The AnVIL Data Ecosystem
Project Summary / Abstract
In this proposal, we bring together a unified team with a strong track record of developing secure and scalable
software systems to support flagship scientific efforts, such as the All of Us Research Program, the Genomic
Data Commons (GDC), and the Human Cell Atlas (HCA). Our group will leverage these experiences, and the
software developed for them, to create an ecosystem of applications that will both serve the needs of the
AnVIL and interoperate with other NIH data resources. We will accomplish this through the following Aims:
¿ Aim 1 (Software Engineering): Leverage existing software capabilities to create tools for storing,
sharing, and analyzing AnVIL datasets at unlimited scale. During the past five years, our groups
have created a suite of modular and open source software capabilities that address key needs in
genomic data science. We will leverage these existing capabilities and extend them in novel directions
to address AnVIL-specific scientific goals relating to human genetics and functional genomics.

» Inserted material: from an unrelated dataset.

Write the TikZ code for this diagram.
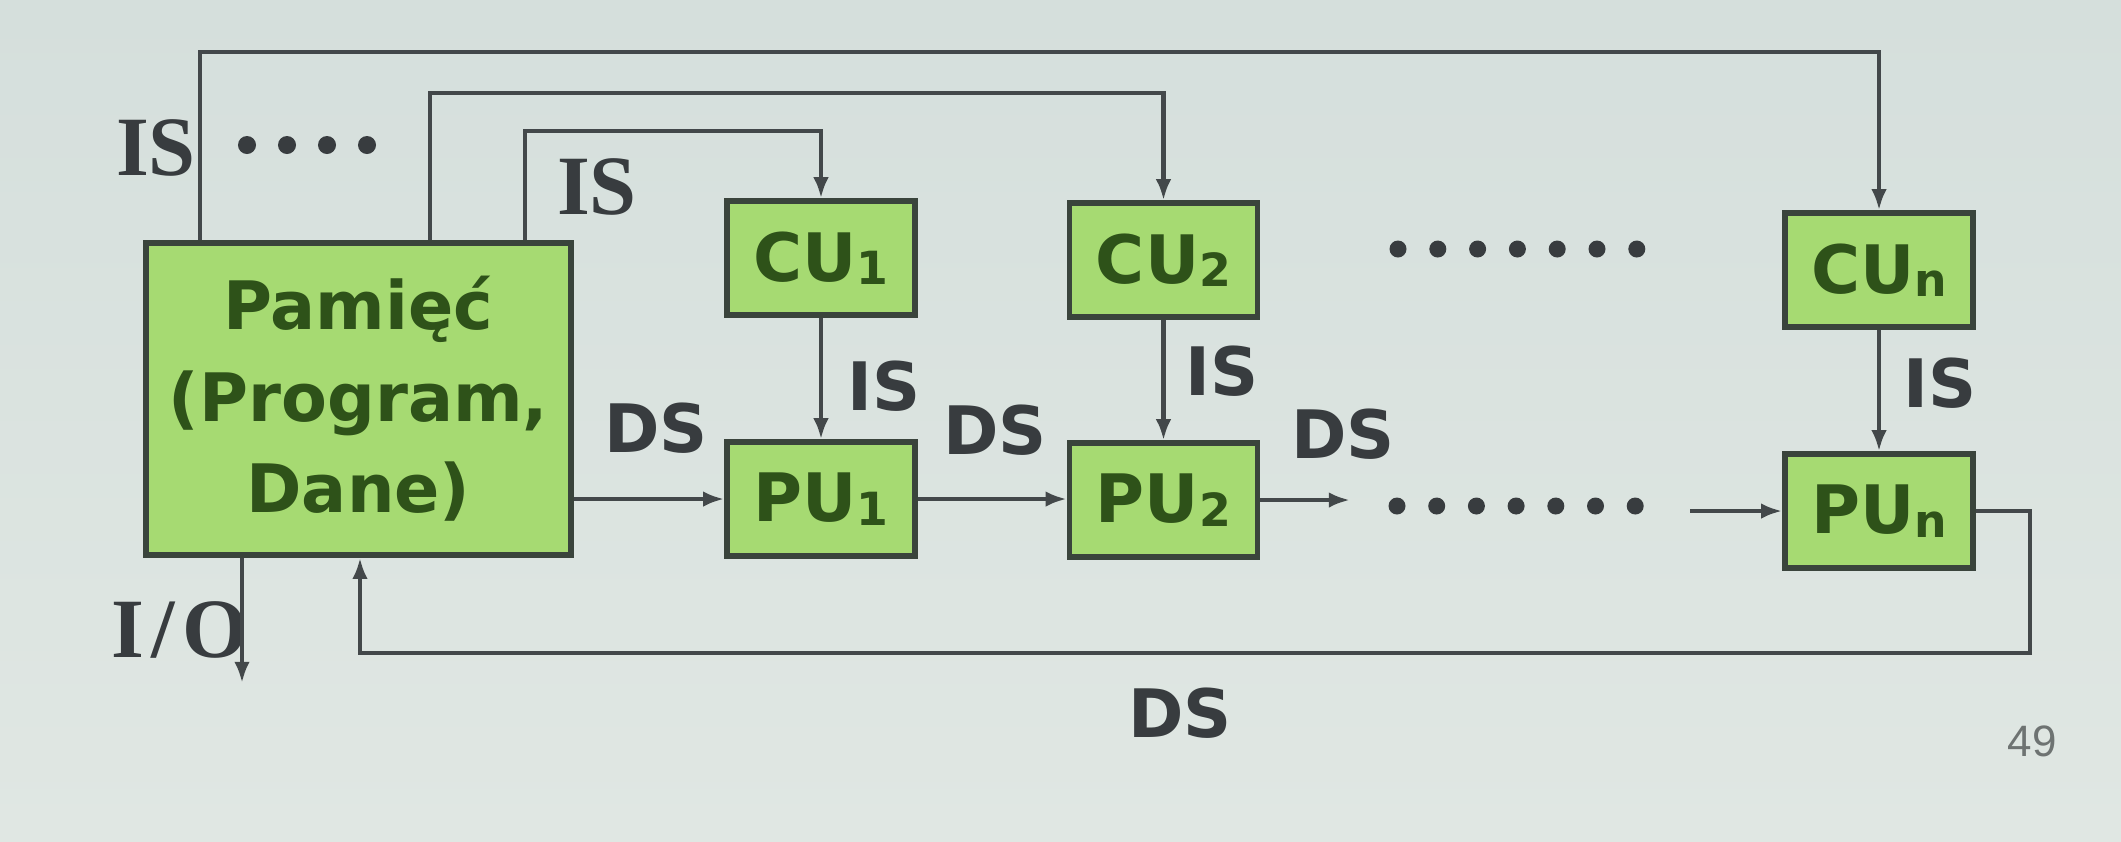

¿ Aim 2 (Data Engineering): Curate data and metadata resources so that they are easily
accessible. The AnVIL will not only be a suite of software services, but also a vast repository of
genotypic and phenotypic information. For this resource to be usable by the community, it must be
organized, curated, and made accessible. We will accomplish this by processing genomic datasets
using a consistent set of best-practices pipelines, and mapping phenotypes to a common data model.
¿ Aim 3 (Operations): Stand up and support a data environment for the AnVIL community, and
integrate it with other NIH resources as part of a federated NIH-wide genomic data commons.
The modular components of Aim 1 are critical building blocks, but they alone are not enough to meet
the needs of the AnVIL; they must also be stood up as services and integrated into a coherent entity,
which we call a “data environment.” We propose to create an AnVIL data environment that will enable
researchers to access datasets in a secure, compliant, and facile manner.
The guiding principle of these efforts is that progress in genomic science will happen most rapidly if there is a
diversity of solutions created by a plurality of groups. Towards that end, our approach to engineering the
software components of Aim 1, curating the datasets of Aim 2, and operating the software services of Aim 3 is
to catalyze an ecosystem of activity around the AnVIL. Our proposal focuses not only on creating and
operating software services ourselves, but also on incorporating third-party solutions. We propose to
accomplish this by architecting the AnVIL data environment according to the following principles: (i) modularity,
(ii) openness, (iii) community engagement, (iv) standardization, and (v) interoperability.